Along for the ride is a reluctant, recently-married Watson (Jude Law) and gypsy fortune-teller Simza Heron (Noomi Rapace), whose brother is somehow implicated in the intrigue.
The backdrop is the mechanisation of warfare in the years before the Boer War... but the crux of the film is Holmes's potent relationship with his partner-in-solving-crime.
He sulks as Watson ties the knot, then gatecrashes the honeymoon (in drag, naturally), thrusting his trusted companion into the arms of danger.
"The film is about sacrifice for the sake of justice and friendship," says Downey Jr.
"In a way, the story is a little bit darker [than the first film]. There's a lot of loss in this movie.
"But that also meant that we had to have more laughs. We had to up the action a little bit so that you're paying attention."
The 46-year-old can now claim to be the star of two separate, ongoing film franchises - the first actor to do so since Harrison Ford held down jobs in Star Wars and Indiana Jones.
Sherlock will be followed by two films - The Avengers, featuring the character Iron Man among other superheroes, and Iron Man 3 - but Downey Jr doesn't mind that his schedule is full of sequels.
"It's all a blessing," he smiles. "There's nothing that annoys me more than fortunate people complaining about their situation.
"We have a really good time."
Indeed, the cast cannot stop talking about Downey Jr's rambunctious rapport with co-star Jude Law.
"They're like a married couple," laughs Ritchie. "I can't get enough of them, and I don't think the audience can, really."

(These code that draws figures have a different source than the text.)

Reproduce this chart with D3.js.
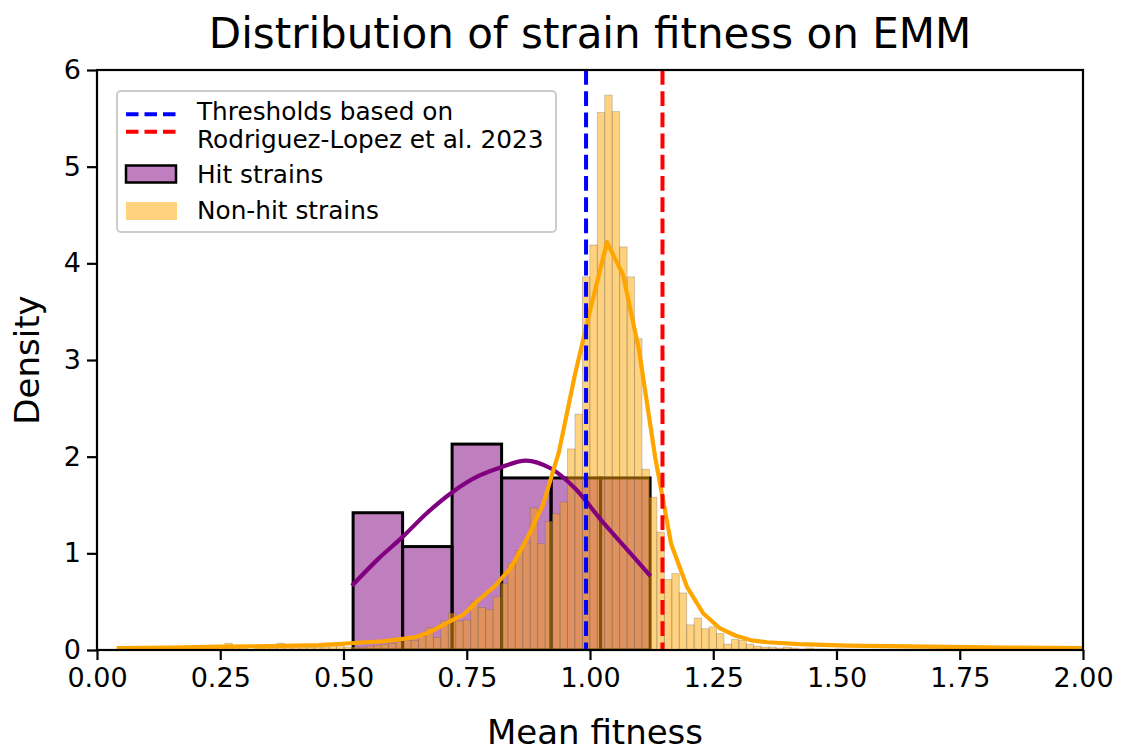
<!DOCTYPE html>
<html>
<head>
<meta charset="utf-8">
<script src="https://cdn.jsdelivr.net/npm/d3@7"></script>
<style>
  body { margin: 0; background: #fff; }
  svg { font-family: "DejaVu Sans", sans-serif; }
</style>
</head>
<body>
<svg></svg>
<script>
// hit strains histogram (density), 6 bins
const hitStart = 0.5195, hitWidth = 0.1004;
const hitDensity = [1.42, 1.07, 2.13, 1.78, 1.78, 1.78];

// non-hit strains histogram (density), narrow bins
const nonHitStart = 0.0478, nonHitWidth = 0.01511;
const nonHitDensity = [
  0.03, 0, 0, 0, 0.03, 0, 0, 0.03, 0, 0, 0.03, 0, 0.03, 0.03, 0.07, 0.03,
  0.03, 0, 0.03, 0.03, 0.03, 0.07, 0.03, 0.03, 0.03, 0.03, 0.03, 0.03, 0.05, 0.05,
  0.03, 0.03, 0.03, 0.04, 0.05, 0.06, 0.07, 0.09, 0.10, 0.10, 0.14, 0.23, 0.13,
  0.30, 0.38, 0.30, 0.31, 0.50, 0.44, 0.42, 0.55, 0.69, 0.90, 1.03, 1.11, 1.47,
  1.10, 1.33, 1.41, 1.53, 2.08, 2.44, 3.86, 4.19, 5.56, 5.74, 5.57, 4.17, 3.86,
  3.22, 1.87, 1.58, 1.22, 0.73, 0.79, 0.59, 0.26, 0.33, 0.22, 0.24, 0.17, 0.06,
  0.11, 0.10, 0.06, 0.04, 0.03, 0.03, 0.02, 0.03, 0.02, 0.01, 0.02, 0.01, 0.01,
  0, 0.01
];

// kde curves
const hitKdeX = [0.52, 0.57, 0.62, 0.67, 0.72, 0.77, 0.82, 0.87, 0.92, 0.97, 1.02, 1.07, 1.12];
const hitKdeY = [0.68, 0.94, 1.17, 1.42, 1.63, 1.79, 1.89, 1.96, 1.88, 1.67, 1.36, 1.07, 0.78];

const nonHitKdeX = [0.04, 0.15, 0.25, 0.35, 0.45, 0.5145, 0.547, 0.5795, 0.612, 0.6445, 0.677,
  0.7095, 0.742, 0.7745, 0.807, 0.8395, 0.872, 0.9045, 0.937, 0.9695, 1.002, 1.0345, 1.067,
  1.0995, 1.132, 1.1645, 1.197, 1.2295, 1.262, 1.2945, 1.327, 1.3595, 1.4245, 1.522, 1.6845,
  1.847, 2.01];
const nonHitKdeY = [0.02, 0.025, 0.035, 0.04, 0.05, 0.07, 0.08, 0.09, 0.11, 0.13, 0.19,
  0.28, 0.36, 0.52, 0.66, 0.85, 1.15, 1.5, 2.05, 2.85, 3.55, 4.22, 3.88,
  3.1, 2.0, 1.1, 0.65, 0.38, 0.23, 0.15, 0.10, 0.08, 0.06, 0.045, 0.035,
  0.025, 0.02];

// threshold lines
const thresholds = [0.992, 1.147];
const thresholdColors = ["blue", "red"];

const xTicks = [0, 0.25, 0.5, 0.75, 1.0, 1.25, 1.5, 1.75, 2.0];
const yTicks = [0, 1, 2, 3, 4, 5, 6];

const margin = {top: 70, right: 44, bottom: 101, left: 97},
    graphWidth = 1127 - margin.left - margin.right,
    graphHeight = 751 - margin.top - margin.bottom;

const svgRoot = d3.select("svg")
    .attr("width", 1127)
    .attr("height", 751);

const svg = svgRoot.append("g")
    .attr("transform", `translate(${margin.left},${margin.top})`);

const x = d3.scaleLinear().domain([0, 2]).range([0, graphWidth]);
const y = d3.scaleLinear().domain([0, 6]).range([graphHeight, 0]);

svg.append("clipPath").attr("id", "plotclip")
  .append("rect").attr("width", graphWidth).attr("height", graphHeight);

const plot = svg.append("g").attr("clip-path", "url(#plotclip)");

// hit bars
plot.selectAll(".hit")
    .data(hitDensity)
    .enter().append("rect")
    .attr("class", "hit")
    .attr("x", (d, i) => x(hitStart + i * hitWidth))
    .attr("width", (d, i) => x(hitStart + (i + 1) * hitWidth) - x(hitStart + i * hitWidth))
    .attr("y", d => y(d))
    .attr("height", d => y(0) - y(d))
    .attr("fill", "purple")
    .attr("fill-opacity", 0.5)
    .attr("stroke", "black")
    .attr("stroke-width", 3);

// non-hit bars
plot.selectAll(".nonhit")
    .data(nonHitDensity)
    .enter().append("rect")
    .attr("class", "nonhit")
    .attr("x", (d, i) => x(nonHitStart + i * nonHitWidth))
    .attr("width", (d, i) => x(nonHitStart + (i + 1) * nonHitWidth) - x(nonHitStart + i * nonHitWidth))
    .attr("y", d => y(d))
    .attr("height", d => y(0) - y(d))
    .attr("fill", "orange")
    .attr("fill-opacity", 0.5)
    .attr("stroke", "#555")
    .attr("stroke-opacity", 0.3)
    .attr("stroke-width", 0.9);

// kde lines
const hitLine = d3.line()
    .x(d => x(d[0])).y(d => y(d[1]))
    .curve(d3.curveCatmullRom);
plot.append("path")
    .datum(hitKdeX.map((v, i) => [v, hitKdeY[i]]))
    .attr("d", hitLine)
    .attr("fill", "none")
    .attr("stroke", "purple")
    .attr("stroke-width", 4.2)
    .attr("stroke-linecap", "square")
    .attr("stroke-linejoin", "round");

const nonHitLine = d3.line()
    .x(d => x(d[0])).y(d => y(d[1]));
plot.append("path")
    .datum(nonHitKdeX.map((v, i) => [v, nonHitKdeY[i]]))
    .attr("d", nonHitLine)
    .attr("fill", "none")
    .attr("stroke", "orange")
    .attr("stroke-width", 4.2)
    .attr("stroke-linejoin", "round");

// threshold lines
plot.selectAll(".thr")
    .data(thresholds)
    .enter().append("line")
    .attr("class", "thr")
    .attr("x1", d => x(d)).attr("x2", d => x(d))
    .attr("y1", 0).attr("y2", graphHeight)
    .attr("stroke", (d, i) => thresholdColors[i])
    .attr("stroke-width", 4)
    .attr("stroke-dasharray", "14.8,6.4");

// axes
const xAxis = d3.axisBottom(x).tickValues(xTicks).tickFormat(d3.format(".2f"))
    .tickSize(10).tickPadding(8);
const yAxis = d3.axisLeft(y).tickValues(yTicks).tickFormat(d3.format("d"))
    .tickSize(10).tickPadding(6);

const gx = svg.append("g")
    .attr("transform", `translate(0,${graphHeight})`)
    .call(xAxis);
const gy = svg.append("g")
    .call(yAxis);

[gx, gy].forEach(g => {
  g.select(".domain").remove();
  g.selectAll(".tick line").attr("stroke", "black").attr("stroke-width", 2.2);
  g.selectAll(".tick text").attr("fill", "black")
    .style("font-size", "27px").style("font-family", "DejaVu Sans, sans-serif");
});

svg.append("rect")
    .attr("width", graphWidth).attr("height", graphHeight)
    .attr("fill", "none").attr("stroke", "black").attr("stroke-width", 2.2);

// title and labels
svgRoot.append("text")
    .attr("x", margin.left + graphWidth / 2).attr("y", 48)
    .attr("text-anchor", "middle")
    .style("font-size", "42px")
    .text("Distribution of strain fitness on EMM");

svgRoot.append("text")
    .attr("x", margin.left + graphWidth / 2 + 5).attr("y", 744)
    .attr("text-anchor", "middle")
    .style("font-size", "34px")
    .text("Mean fitness");

svgRoot.append("text")
    .attr("transform", `translate(39,${margin.top + graphHeight / 2}) rotate(-90)`)
    .attr("text-anchor", "middle")
    .style("font-size", "34px")
    .text("Density");

// legend
const legend = svgRoot.append("g");
legend.append("rect")
    .attr("x", 117).attr("y", 91).attr("width", 439).attr("height", 141)
    .attr("rx", 4)
    .attr("fill", "white").attr("fill-opacity", 0.8)
    .attr("stroke", "#cccccc").attr("stroke-width", 2);

thresholdColors.forEach((c, i) => {
  legend.append("line")
    .attr("x1", 126).attr("x2", 176)
    .attr("y1", 114.3 + i * 17.4).attr("y2", 114.3 + i * 17.4)
    .attr("stroke", c).attr("stroke-width", 4)
    .attr("stroke-dasharray", "12.5,6");
});
legend.append("rect")
    .attr("x", 126).attr("y", 165.5).attr("width", 50).attr("height", 17)
    .attr("fill", "purple").attr("fill-opacity", 0.5)
    .attr("stroke", "black").attr("stroke-width", 2.5);
legend.append("rect")
    .attr("x", 126).attr("y", 202).attr("width", 51).attr("height", 18)
    .attr("fill", "orange").attr("fill-opacity", 0.5);

const legendText = ["Thresholds based on", "Rodriguez-Lopez et al. 2023", "Hit strains", "Non-hit strains"];
const legendBase = [120, 147.7, 182.7, 219.3];
legend.selectAll(".lt")
    .data(legendText)
    .enter().append("text")
    .attr("class", "lt")
    .attr("x", 197)
    .attr("y", (d, i) => legendBase[i])
    .style("font-size", "24.75px")
    .text(d => d);
</script>
</body>
</html>
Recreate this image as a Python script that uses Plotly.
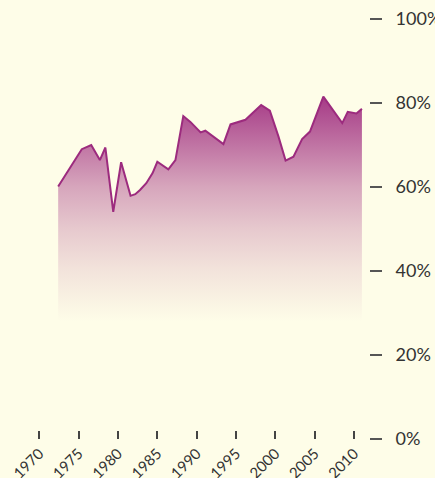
import plotly.graph_objects as go

years = [1972.4, 1975.4, 1976.6, 1977.7, 1978.4, 1979.4, 1980.4, 1981.6, 1982.2,
         1982.8, 1983.6, 1984.4, 1985.0, 1986.4, 1987.3, 1988.3, 1989.2, 1990.5,
         1991.1, 1993.4, 1994.3, 1996.2, 1998.2, 1999.3, 2000.4, 2001.3, 2002.3,
         2003.4, 2004.4, 2006.1, 2008.5, 2009.2, 2010.3, 2011.0]
values = [60.1, 69.0, 70.0, 66.4, 69.4, 54.1, 65.9, 57.9, 58.3,
          59.3, 60.9, 63.3, 66.0, 64.2, 66.4, 76.9, 75.5, 73.0,
          73.4, 70.2, 74.9, 76.0, 79.5, 78.2, 72.0, 66.3, 67.2,
          71.4, 73.2, 81.5, 75.2, 77.9, 77.5, 78.6]

x_ticks = [1970, 1975, 1980, 1985, 1990, 1995, 2000, 2005, 2010]
y_ticks = [0, 20, 40, 60, 80, 100]
y_labels = ["0%", "20%", "40%", "60%", "80%", "100%"]

bg = "#fefde8"
purple = "#9c2b7e"

fig = go.Figure()
fig.add_trace(go.Scatter(
    x=years, y=values, mode="lines",
    line=dict(color=purple, width=2),
    fill="tozeroy",
    fillgradient=dict(
        type="vertical",
        start=28, stop=82,
        colorscale=[[0, "rgba(160,45,128,0)"],
                    [0.222, "rgba(160,45,128,0.12)"],
                    [0.407, "rgba(160,45,128,0.25)"],
                    [0.593, "rgba(160,45,128,0.42)"],
                    [0.778, "rgba(160,45,128,0.66)"],
                    [1, "rgba(160,45,128,0.95)"]],
    ),
    hoverinfo="skip",
))

fig.update_layout(
    width=435, height=478,
    paper_bgcolor=bg, plot_bgcolor=bg,
    margin=dict(l=20, r=66, t=19, b=39),
    showlegend=False,
    font=dict(family="Lato", color="#333333"),
    xaxis=dict(
        range=[1967.55, 2011.9], automargin=False,
        tickvals=x_ticks, ticktext=[str(v) for v in x_ticks],
        ticks="inside", ticklen=8, tickwidth=1.5, tickcolor="#444444",
        tickangle=-45, tickfont=dict(size=15, color="#333333"),
        ticklabelstandoff=2,
        showgrid=False, zeroline=False, showline=False,
    ),
    yaxis=dict(
        range=[0, 100], side="right", automargin=False,
        tickvals=y_ticks, ticktext=y_labels,
        ticks="outside", ticklen=12, tickwidth=1.5, tickcolor="#555555",
        ticklabelstandoff=10,
        tickfont=dict(size=18, color="#333333"),
        showgrid=False, zeroline=False, showline=False,
    ),
)

fig.write_html(
    "out.html",
    config={"displayModeBar": False},
    post_script="document.body.style.margin='0';document.body.style.background='#fefde8';",
)
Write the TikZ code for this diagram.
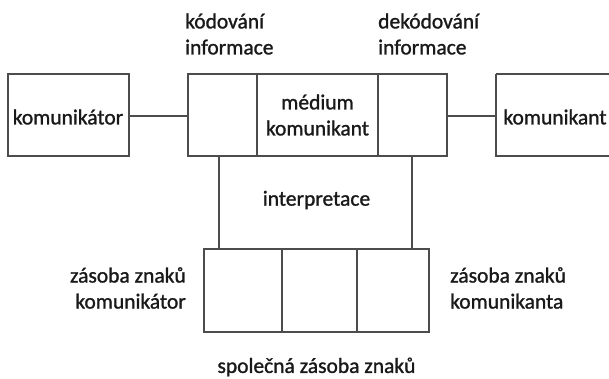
\documentclass[tikz,border=0pt]{standalone}
\usepackage{fontspec}
\setmainfont{Carlito}
\newfontfamily\lblfont[FakeBold=1.2]{Carlito}
\begin{document}
\begin{tikzpicture}[x=1pt,y=-1pt,
  box/.style={draw=black!70,line width=1.1pt},
  conn/.style={draw=black!70,line width=1.1pt},
  lbl/.style={font=\lblfont\fontsize{21.5}{26}\selectfont,align=center,inner sep=0pt,text=black!90},
  lbll/.style={font=\lblfont\fontsize{21.5}{26}\selectfont,align=left,inner sep=0pt,text=black!90}]
\useasboundingbox (0,0) rectangle (609,378);
% boxes
\draw[box] (8,74) rectangle (129,156);
\node[lbl] (kor) at (68,117) {komunikátor};
\coordinate (korE) at (129,116);
\draw[box] (188,74) rectangle (447,156);
\draw[box] (257,74) -- (257,156);
\draw[box] (378,74) -- (378,156);
\coordinate (midW) at (188,116);
\coordinate (midE) at (447,116);
\draw[box] (496,74) -- (611,74);
\draw[box] (496,74) -- (496,156) -- (611,156);
\node[lbl] (kant) at (555,117) {komunikant};
\coordinate (kantW) at (496,116);
\draw[conn] (korE) -- (midW);
\draw[conn] (midE) -- (kantW);
% medium
\node[lbl] (med) at (317.5,115) {médium\\komunikant};
% top labels
\node[lbll,anchor=west] (kod) at (185,34) {kódování\\informace};
\node[lbll,anchor=west] (dek) at (378,34) {dekódování\\informace};
% interpretace
\coordinate (v1a) at (219,156);
\coordinate (v1b) at (219,249);
\coordinate (v2a) at (412,156);
\coordinate (v2b) at (412,249);
\draw[conn] (v1a) -- (v1b);
\draw[conn] (v2a) -- (v2b);
\node[lbl] (int) at (316.5,200) {interpretace};
% bottom box
\draw[box] (204,249) rectangle (429,332);
\draw[box] (282,249) -- (282,332);
\draw[box] (357,249) -- (357,332);
\node[lbll,anchor=east,align=right] (zkor) at (186,288) {zásoba znaků\\komunikátor};
\node[lbll,anchor=west] (zkant) at (450,288) {zásoba znaků\\komunikanta};
\node[lbl] (spol) at (316.5,367) {společná zásoba znaků};
\end{tikzpicture}
\end{document}
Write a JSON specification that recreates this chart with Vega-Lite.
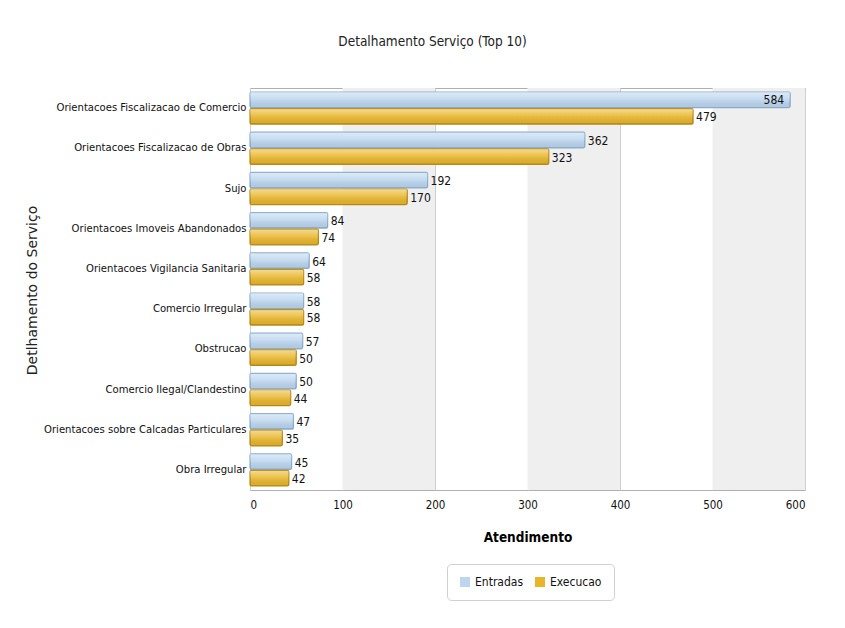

"Do they ever need reining in? Actually, you have to encourage them!"
One star that did need holding back, however, was Noomi Rapace - who apparently retained some of her character traits from The Girl With The Dragon Tattoo.
"Every time we discussed the action scenes, she would say: 'Maybe I should slit his throat,'" recalls Ritchie.
"If I didn't keep a close eye on her, she would have slit people's throats at every given opportunity."
"I really liked my knives!" Rapace confesses. "I wanted to use them a lot more, but Guy was like: 'Calm down, Noomi!'"
Rapace says she was drawn to her tarot-reading role because the character wasn't simply a throwaway love interest.
"It's so much more fun to play someone with lots of layers," she says.
"She's tough and she's street smart and she can take care of herself, but she's still very emotional and fragile. There's so many things you can work on instead of being just the sweet, charming girl character."
Location, location, location
On screen, A Game Of Shadows takes Sim and Watson and Holmes all over Europe - but the production barely set foot outside the UK.
Greenwich stood in for Paris; Richmond Park became a European Gypsy camp; and the Welsh Valleys needed just a sprinkle of movie magic to become the Vosges mountains.
"The Bond franchises goes all over the place on location," says Downey Jr. "For us, it was just much more efficient to recreate those other countries.
"But if we have the sort of success that's being indicated by the early audiences' response to our second installation, the chances are we'll take our show on the road."
So does that mean part three is already in the pipeline?
"We're working with Warner Brothers," says the star. "This is the studio that did the Harry Potter franchise, so they're pretty good at this.
"But honestly it's up to the audience - what kind of dough this one makes, what kind of response we get.
"It's a democracy."
Sherlock Holmes: A Game Of Shadows is released on Friday, 16 December.